TASK BRIEF. Begin with the first line below and retype each line exactly through the line containing "15, 0, 0, 0, 0, 0, 0, 0]". Any pictures are to be left out.

SOURCE EXCERPT.
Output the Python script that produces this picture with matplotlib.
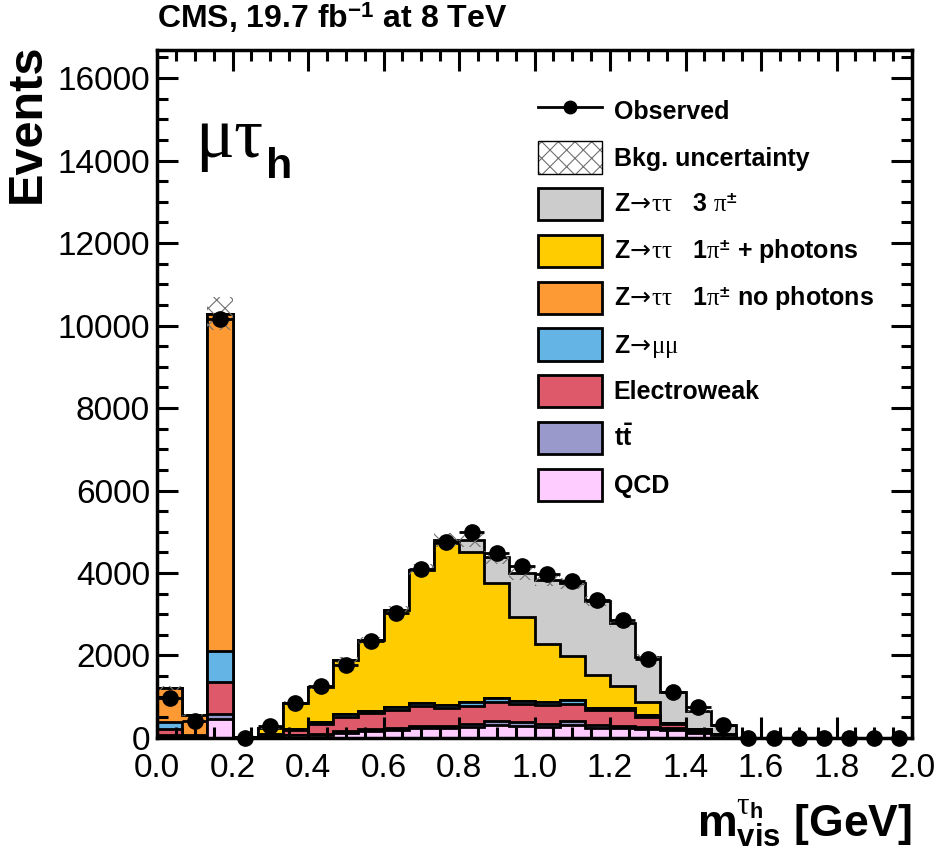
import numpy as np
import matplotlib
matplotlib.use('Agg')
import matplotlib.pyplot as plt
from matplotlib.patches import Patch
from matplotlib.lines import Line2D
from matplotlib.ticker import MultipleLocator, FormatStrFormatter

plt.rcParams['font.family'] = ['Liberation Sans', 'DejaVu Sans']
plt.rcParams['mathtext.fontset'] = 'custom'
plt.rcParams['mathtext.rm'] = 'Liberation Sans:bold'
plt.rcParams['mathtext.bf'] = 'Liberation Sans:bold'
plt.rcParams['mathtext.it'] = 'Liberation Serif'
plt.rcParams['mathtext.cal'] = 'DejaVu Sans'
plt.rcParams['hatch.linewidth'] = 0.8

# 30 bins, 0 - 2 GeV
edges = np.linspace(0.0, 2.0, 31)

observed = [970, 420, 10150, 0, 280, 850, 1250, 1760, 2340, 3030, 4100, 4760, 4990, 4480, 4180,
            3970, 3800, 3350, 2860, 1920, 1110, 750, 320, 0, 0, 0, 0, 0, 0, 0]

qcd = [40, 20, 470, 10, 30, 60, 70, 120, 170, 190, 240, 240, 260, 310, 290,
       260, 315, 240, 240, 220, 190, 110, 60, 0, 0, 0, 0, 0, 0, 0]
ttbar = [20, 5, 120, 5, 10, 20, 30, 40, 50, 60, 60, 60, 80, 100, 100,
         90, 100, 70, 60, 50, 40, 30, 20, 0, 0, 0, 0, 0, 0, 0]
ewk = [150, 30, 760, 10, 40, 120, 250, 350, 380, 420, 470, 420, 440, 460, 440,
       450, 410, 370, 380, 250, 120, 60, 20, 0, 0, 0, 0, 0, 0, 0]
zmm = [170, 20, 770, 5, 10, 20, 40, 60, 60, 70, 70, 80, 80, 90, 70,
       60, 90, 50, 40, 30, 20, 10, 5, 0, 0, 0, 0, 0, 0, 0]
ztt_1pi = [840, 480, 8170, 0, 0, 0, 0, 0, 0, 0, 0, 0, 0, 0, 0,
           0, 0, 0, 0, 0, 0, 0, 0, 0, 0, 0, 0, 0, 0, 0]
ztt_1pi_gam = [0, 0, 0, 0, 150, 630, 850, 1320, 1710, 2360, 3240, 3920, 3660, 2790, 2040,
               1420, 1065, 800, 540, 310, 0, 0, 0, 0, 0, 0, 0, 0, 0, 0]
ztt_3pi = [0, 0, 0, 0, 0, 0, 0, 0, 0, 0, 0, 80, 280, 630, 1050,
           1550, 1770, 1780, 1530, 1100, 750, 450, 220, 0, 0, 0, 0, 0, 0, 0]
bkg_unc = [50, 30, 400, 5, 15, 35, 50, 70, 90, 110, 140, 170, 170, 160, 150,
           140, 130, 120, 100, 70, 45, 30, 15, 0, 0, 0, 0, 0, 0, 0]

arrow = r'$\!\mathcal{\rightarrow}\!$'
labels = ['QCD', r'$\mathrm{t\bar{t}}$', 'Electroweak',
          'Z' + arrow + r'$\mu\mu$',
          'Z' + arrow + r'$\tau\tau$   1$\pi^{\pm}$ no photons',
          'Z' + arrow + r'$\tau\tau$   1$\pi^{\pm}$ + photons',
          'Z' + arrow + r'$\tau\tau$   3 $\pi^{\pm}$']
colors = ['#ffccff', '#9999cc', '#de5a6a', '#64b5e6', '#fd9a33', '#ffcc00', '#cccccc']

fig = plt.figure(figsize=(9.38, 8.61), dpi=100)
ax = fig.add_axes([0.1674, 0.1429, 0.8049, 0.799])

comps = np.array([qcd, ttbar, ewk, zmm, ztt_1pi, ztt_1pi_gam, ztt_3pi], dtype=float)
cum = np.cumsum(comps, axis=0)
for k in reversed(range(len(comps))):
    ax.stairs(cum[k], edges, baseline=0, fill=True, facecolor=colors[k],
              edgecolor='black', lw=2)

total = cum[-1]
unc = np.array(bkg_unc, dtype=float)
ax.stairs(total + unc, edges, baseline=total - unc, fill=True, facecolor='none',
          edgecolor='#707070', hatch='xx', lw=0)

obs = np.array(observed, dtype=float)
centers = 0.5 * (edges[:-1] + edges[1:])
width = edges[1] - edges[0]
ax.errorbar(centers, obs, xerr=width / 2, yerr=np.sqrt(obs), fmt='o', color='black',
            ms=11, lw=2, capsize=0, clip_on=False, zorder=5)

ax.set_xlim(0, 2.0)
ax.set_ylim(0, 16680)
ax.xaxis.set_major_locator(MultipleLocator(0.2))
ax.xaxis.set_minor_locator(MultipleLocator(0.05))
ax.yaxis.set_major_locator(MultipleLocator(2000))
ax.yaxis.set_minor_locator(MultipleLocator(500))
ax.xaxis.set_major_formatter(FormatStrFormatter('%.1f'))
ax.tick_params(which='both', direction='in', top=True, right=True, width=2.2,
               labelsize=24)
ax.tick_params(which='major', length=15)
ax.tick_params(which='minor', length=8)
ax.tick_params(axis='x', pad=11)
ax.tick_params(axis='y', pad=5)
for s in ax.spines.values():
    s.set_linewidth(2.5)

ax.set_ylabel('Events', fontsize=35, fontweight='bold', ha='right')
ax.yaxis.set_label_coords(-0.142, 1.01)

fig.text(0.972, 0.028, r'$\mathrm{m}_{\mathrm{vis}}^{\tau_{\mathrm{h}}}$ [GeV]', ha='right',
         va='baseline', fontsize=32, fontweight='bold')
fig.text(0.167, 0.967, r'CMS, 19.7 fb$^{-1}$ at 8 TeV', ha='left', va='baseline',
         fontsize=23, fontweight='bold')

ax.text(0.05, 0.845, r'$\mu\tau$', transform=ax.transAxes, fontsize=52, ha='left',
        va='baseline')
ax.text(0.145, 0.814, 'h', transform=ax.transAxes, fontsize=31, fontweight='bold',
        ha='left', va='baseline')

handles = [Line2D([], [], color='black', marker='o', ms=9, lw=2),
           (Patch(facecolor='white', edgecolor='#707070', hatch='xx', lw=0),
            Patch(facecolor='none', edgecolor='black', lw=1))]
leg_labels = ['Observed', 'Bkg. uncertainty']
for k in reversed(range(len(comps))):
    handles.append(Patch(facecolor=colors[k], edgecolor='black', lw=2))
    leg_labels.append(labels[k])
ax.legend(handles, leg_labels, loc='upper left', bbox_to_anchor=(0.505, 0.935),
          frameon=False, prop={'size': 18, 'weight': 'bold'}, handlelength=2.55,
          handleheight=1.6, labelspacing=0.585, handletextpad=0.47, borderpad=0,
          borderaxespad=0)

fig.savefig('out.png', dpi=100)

CORRECT RESPONSE.
Output the Python script that produces this picture with matplotlib.
import numpy as np
import matplotlib
matplotlib.use('Agg')
import matplotlib.pyplot as plt
from matplotlib.patches import Patch
from matplotlib.lines import Line2D
from matplotlib.ticker import MultipleLocator, FormatStrFormatter

plt.rcParams['font.family'] = ['Liberation Sans', 'DejaVu Sans']
plt.rcParams['mathtext.fontset'] = 'custom'
plt.rcParams['mathtext.rm'] = 'Liberation Sans:bold'
plt.rcParams['mathtext.bf'] = 'Liberation Sans:bold'
plt.rcParams['mathtext.it'] = 'Liberation Serif'
plt.rcParams['mathtext.cal'] = 'DejaVu Sans'
plt.rcParams['hatch.linewidth'] = 0.8

# 30 bins, 0 - 2 GeV
edges = np.linspace(0.0, 2.0, 31)

observed = [970, 420, 10150, 0, 280, 850, 1250, 1760, 2340, 3030, 4100, 4760, 4990, 4480, 4180,
            3970, 3800, 3350, 2860, 1920, 1110, 750, 320, 0, 0, 0, 0, 0, 0, 0]

qcd = [40, 20, 470, 10, 30, 60, 70, 120, 170, 190, 240, 240, 260, 310, 290,
       260, 315, 240, 240, 220, 190, 110, 60, 0, 0, 0, 0, 0, 0, 0]
ttbar = [20, 5, 120, 5, 10, 20, 30, 40, 50, 60, 60, 60, 80, 100, 100,
         90, 100, 70, 60, 50, 40, 30, 20, 0, 0, 0, 0, 0, 0, 0]
ewk = [150, 30, 760, 10, 40, 120, 250, 350, 380, 420, 470, 420, 440, 460, 440,
       450, 410, 370, 380, 250, 120, 60, 20, 0, 0, 0, 0, 0, 0, 0]
zmm = [170, 20, 770, 5, 10, 20, 40, 60, 60, 70, 70, 80, 80, 90, 70,
       60, 90, 50, 40, 30, 20, 10, 5, 0, 0, 0, 0, 0, 0, 0]
ztt_1pi = [840, 480, 8170, 0, 0, 0, 0, 0, 0, 0, 0, 0, 0, 0, 0,
           0, 0, 0, 0, 0, 0, 0, 0, 0, 0, 0, 0, 0, 0, 0]
ztt_1pi_gam = [0, 0, 0, 0, 150, 630, 850, 1320, 1710, 2360, 3240, 3920, 3660, 2790, 2040,
               1420, 1065, 800, 540, 310, 0, 0, 0, 0, 0, 0, 0, 0, 0, 0]
ztt_3pi = [0, 0, 0, 0, 0, 0, 0, 0, 0, 0, 0, 80, 280, 630, 1050,
           1550, 1770, 1780, 1530, 1100, 750, 450, 220, 0, 0, 0, 0, 0, 0, 0]
bkg_unc = [50, 30, 400, 5, 15, 35, 50, 70, 90, 110, 140, 170, 170, 160, 150,
           140, 130, 120, 100, 70, 45, 30, 15, 0, 0, 0, 0, 0, 0, 0]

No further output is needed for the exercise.